§ Data shown
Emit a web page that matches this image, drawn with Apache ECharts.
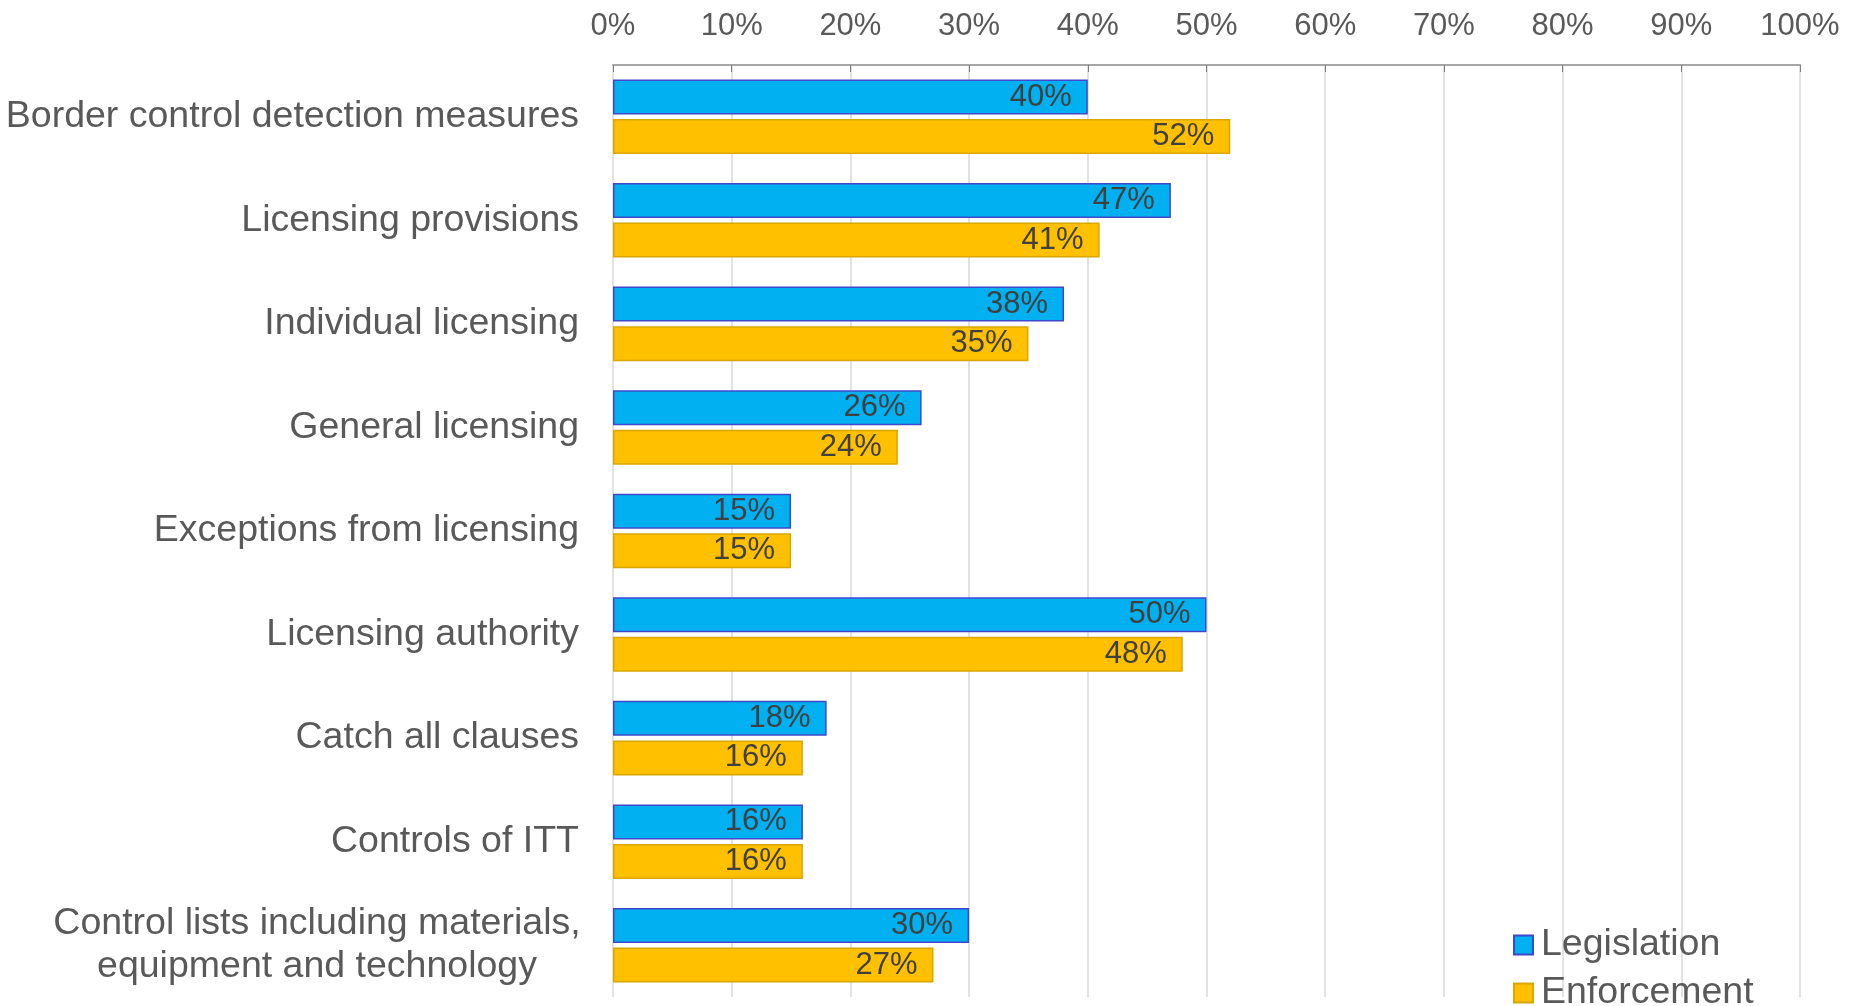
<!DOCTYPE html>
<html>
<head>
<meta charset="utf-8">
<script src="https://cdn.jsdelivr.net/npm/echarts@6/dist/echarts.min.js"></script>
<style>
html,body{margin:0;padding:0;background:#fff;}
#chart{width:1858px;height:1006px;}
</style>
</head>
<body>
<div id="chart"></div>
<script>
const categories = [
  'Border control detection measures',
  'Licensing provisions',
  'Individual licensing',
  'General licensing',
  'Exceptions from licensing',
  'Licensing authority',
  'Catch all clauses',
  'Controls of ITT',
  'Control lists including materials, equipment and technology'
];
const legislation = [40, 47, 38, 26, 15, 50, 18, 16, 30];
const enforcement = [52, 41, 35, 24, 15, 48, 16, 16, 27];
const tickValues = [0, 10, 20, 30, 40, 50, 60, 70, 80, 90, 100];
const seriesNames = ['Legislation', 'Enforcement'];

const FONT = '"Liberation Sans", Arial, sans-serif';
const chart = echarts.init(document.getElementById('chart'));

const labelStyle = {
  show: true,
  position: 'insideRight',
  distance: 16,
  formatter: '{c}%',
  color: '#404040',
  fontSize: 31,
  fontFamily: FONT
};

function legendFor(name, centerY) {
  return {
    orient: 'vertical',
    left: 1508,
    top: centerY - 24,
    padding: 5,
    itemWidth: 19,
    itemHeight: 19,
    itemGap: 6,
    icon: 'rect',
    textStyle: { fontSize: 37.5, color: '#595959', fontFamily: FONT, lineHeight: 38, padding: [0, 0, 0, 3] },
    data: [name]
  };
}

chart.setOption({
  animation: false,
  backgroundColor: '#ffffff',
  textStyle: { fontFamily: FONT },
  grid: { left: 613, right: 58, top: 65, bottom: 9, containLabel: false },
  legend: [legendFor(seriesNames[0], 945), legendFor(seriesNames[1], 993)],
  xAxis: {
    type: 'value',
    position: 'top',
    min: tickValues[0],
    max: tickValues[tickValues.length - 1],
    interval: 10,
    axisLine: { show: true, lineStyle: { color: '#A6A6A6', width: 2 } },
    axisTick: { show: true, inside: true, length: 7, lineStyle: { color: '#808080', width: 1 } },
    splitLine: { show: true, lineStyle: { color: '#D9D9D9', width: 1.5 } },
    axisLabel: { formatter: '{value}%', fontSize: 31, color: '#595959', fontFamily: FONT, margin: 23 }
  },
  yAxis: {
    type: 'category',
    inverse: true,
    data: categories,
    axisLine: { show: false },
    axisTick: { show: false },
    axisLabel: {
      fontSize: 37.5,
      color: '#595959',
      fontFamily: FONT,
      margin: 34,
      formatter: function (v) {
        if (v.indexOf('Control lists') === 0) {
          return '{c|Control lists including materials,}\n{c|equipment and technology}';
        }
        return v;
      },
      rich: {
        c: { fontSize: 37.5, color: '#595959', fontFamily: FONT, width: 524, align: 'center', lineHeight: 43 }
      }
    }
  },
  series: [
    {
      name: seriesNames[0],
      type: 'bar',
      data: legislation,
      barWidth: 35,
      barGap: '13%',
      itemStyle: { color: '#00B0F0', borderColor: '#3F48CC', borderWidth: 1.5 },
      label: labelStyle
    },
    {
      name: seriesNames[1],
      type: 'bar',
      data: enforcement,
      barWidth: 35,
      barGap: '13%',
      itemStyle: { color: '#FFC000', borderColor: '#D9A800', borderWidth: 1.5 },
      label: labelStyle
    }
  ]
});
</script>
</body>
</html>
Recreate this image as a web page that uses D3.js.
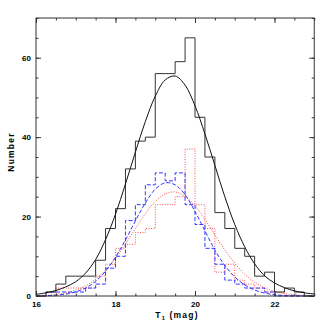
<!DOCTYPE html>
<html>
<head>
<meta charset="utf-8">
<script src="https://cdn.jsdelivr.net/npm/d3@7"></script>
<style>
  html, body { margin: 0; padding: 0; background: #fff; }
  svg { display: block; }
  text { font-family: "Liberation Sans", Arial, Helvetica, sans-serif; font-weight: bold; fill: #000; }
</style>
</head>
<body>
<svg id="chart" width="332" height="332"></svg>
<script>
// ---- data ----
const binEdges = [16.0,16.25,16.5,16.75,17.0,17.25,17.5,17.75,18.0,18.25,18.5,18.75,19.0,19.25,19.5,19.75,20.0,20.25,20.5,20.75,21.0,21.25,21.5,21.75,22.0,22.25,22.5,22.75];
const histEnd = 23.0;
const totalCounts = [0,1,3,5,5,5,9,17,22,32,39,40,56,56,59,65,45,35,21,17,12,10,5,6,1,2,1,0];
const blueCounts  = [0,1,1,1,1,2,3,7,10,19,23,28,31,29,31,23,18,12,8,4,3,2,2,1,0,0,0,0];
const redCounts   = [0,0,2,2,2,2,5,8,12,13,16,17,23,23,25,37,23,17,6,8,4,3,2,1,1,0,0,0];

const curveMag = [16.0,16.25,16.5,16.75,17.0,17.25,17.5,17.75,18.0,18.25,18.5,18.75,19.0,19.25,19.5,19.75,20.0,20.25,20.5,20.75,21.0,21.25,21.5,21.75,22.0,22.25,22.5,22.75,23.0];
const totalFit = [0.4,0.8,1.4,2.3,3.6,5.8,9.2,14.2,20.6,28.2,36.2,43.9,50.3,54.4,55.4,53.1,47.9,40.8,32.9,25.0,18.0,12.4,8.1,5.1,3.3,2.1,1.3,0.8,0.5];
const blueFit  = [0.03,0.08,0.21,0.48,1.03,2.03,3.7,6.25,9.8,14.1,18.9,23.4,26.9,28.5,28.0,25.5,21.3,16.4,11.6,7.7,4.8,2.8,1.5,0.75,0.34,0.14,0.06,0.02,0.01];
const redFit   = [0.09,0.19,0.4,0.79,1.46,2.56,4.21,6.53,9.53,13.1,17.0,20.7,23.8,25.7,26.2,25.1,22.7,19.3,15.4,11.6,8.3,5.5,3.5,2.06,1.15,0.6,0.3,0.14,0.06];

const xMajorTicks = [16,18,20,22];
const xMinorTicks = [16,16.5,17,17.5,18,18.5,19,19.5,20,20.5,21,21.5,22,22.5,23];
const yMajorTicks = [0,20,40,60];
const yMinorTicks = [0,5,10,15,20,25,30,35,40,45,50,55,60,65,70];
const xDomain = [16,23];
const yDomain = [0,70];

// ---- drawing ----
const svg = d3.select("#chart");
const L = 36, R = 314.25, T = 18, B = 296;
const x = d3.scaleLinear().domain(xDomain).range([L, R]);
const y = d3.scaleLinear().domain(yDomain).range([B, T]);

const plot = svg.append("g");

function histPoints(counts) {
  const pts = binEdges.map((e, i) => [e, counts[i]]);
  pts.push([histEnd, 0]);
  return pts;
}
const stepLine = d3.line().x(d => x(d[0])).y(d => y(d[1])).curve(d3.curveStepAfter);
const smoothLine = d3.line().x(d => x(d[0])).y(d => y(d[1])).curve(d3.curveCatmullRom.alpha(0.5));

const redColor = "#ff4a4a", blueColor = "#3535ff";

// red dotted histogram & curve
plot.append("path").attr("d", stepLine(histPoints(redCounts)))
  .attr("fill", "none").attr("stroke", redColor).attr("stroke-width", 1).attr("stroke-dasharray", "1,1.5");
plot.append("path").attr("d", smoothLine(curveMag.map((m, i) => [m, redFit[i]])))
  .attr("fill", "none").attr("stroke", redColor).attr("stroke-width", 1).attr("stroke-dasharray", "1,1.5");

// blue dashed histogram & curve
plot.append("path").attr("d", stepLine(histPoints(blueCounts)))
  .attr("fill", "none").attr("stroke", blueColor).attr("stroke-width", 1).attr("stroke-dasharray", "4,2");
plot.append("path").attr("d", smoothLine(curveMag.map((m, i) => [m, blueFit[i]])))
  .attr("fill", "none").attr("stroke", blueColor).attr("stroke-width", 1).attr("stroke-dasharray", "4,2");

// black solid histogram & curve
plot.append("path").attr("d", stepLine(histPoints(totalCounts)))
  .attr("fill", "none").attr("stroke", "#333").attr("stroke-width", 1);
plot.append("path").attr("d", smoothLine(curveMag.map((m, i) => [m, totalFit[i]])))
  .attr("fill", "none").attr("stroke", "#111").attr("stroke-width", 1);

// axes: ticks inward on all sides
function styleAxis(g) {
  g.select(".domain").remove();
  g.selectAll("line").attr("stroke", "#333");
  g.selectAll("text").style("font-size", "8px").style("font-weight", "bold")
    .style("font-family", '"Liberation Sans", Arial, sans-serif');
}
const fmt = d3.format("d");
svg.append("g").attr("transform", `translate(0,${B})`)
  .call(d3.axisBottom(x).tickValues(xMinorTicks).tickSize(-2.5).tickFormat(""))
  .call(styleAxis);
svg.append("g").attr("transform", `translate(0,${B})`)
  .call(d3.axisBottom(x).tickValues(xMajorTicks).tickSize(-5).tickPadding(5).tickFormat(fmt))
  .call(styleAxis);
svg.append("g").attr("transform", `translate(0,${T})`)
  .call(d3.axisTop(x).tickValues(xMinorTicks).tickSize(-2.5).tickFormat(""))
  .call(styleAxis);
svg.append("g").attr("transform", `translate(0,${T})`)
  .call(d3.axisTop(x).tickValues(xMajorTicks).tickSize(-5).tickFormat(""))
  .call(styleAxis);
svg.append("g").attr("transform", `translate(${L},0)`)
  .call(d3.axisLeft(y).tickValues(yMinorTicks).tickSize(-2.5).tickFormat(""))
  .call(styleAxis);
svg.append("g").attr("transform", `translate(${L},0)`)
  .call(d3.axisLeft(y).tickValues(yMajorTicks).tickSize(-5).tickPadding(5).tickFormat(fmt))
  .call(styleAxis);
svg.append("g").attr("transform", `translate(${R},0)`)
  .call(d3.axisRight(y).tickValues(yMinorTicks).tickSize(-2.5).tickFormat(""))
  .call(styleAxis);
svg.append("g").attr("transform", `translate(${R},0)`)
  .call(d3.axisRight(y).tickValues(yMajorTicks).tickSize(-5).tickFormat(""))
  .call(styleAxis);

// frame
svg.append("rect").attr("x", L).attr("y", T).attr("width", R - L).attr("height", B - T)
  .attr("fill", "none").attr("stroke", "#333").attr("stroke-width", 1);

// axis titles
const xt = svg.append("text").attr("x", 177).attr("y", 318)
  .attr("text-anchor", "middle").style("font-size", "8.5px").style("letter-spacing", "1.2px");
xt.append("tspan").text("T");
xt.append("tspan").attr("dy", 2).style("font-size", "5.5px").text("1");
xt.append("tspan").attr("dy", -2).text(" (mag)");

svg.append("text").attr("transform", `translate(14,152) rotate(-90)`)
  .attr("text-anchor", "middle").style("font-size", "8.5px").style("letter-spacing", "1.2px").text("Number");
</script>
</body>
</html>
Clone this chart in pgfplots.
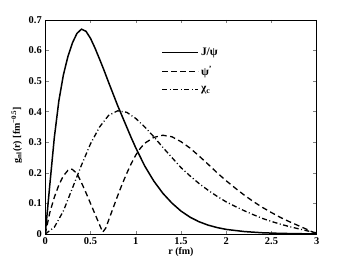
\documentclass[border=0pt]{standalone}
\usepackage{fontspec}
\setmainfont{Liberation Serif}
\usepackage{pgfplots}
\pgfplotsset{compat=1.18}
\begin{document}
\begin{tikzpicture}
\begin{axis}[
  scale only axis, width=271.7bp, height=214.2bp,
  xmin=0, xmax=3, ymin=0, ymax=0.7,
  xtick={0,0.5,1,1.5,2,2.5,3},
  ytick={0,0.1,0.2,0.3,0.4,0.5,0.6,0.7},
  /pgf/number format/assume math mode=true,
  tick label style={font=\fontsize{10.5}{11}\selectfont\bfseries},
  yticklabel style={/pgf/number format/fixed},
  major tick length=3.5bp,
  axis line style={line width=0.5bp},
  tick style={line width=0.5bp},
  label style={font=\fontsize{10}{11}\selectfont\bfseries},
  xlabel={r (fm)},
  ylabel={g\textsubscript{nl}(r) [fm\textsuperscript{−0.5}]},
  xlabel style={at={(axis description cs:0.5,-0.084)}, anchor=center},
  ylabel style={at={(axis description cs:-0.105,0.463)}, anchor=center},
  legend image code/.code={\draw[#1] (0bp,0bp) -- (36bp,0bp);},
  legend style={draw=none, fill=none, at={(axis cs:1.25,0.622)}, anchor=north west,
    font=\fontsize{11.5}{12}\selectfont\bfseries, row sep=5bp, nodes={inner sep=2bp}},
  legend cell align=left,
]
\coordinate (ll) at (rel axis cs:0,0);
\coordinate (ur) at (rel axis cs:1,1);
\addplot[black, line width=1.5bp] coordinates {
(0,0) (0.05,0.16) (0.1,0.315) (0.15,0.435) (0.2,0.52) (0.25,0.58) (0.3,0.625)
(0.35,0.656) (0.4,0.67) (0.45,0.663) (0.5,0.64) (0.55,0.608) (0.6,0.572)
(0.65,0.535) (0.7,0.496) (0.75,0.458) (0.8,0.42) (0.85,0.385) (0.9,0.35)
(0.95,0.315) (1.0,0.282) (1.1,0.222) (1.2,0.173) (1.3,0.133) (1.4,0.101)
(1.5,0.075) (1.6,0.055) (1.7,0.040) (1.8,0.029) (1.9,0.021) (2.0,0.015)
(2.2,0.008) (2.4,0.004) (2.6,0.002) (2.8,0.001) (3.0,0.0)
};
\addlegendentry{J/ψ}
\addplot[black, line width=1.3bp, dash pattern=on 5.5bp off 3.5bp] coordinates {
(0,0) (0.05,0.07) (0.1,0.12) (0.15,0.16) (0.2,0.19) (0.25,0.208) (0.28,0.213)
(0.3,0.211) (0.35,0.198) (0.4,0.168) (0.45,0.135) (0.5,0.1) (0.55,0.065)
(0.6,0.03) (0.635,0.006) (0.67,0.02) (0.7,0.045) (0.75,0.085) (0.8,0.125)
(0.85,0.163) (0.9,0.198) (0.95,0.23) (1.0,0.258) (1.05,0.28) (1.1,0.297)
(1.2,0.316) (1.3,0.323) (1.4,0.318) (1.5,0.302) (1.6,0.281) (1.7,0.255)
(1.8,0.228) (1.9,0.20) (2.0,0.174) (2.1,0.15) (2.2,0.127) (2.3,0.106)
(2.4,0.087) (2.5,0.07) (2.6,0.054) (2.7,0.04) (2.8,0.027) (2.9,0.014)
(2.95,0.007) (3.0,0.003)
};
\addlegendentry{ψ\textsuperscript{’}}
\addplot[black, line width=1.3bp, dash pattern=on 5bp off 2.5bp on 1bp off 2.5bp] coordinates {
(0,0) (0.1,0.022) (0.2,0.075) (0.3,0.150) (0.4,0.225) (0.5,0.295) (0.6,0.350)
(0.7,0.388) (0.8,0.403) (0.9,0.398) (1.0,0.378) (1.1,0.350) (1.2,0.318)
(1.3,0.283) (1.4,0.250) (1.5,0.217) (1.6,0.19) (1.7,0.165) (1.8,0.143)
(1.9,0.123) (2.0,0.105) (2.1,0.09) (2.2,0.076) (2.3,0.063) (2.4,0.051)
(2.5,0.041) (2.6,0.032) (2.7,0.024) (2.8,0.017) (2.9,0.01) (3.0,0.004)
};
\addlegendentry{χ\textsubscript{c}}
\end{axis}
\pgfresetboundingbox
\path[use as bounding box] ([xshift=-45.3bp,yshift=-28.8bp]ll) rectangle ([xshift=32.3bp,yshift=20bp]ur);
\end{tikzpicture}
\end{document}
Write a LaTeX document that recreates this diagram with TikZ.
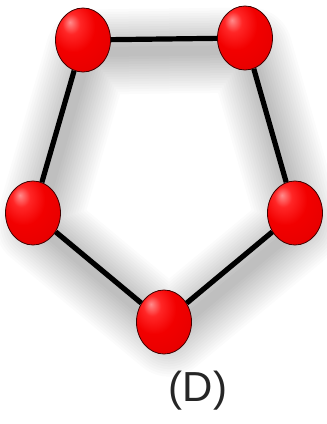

§ Exercise directions
Scan the listing above for the word "with" and copy every line that holds it.

§ Response below
Emit a web page that matches this image, drawn with Apache ECharts.
Write a LaTeX document that recreates this diagram with TikZ.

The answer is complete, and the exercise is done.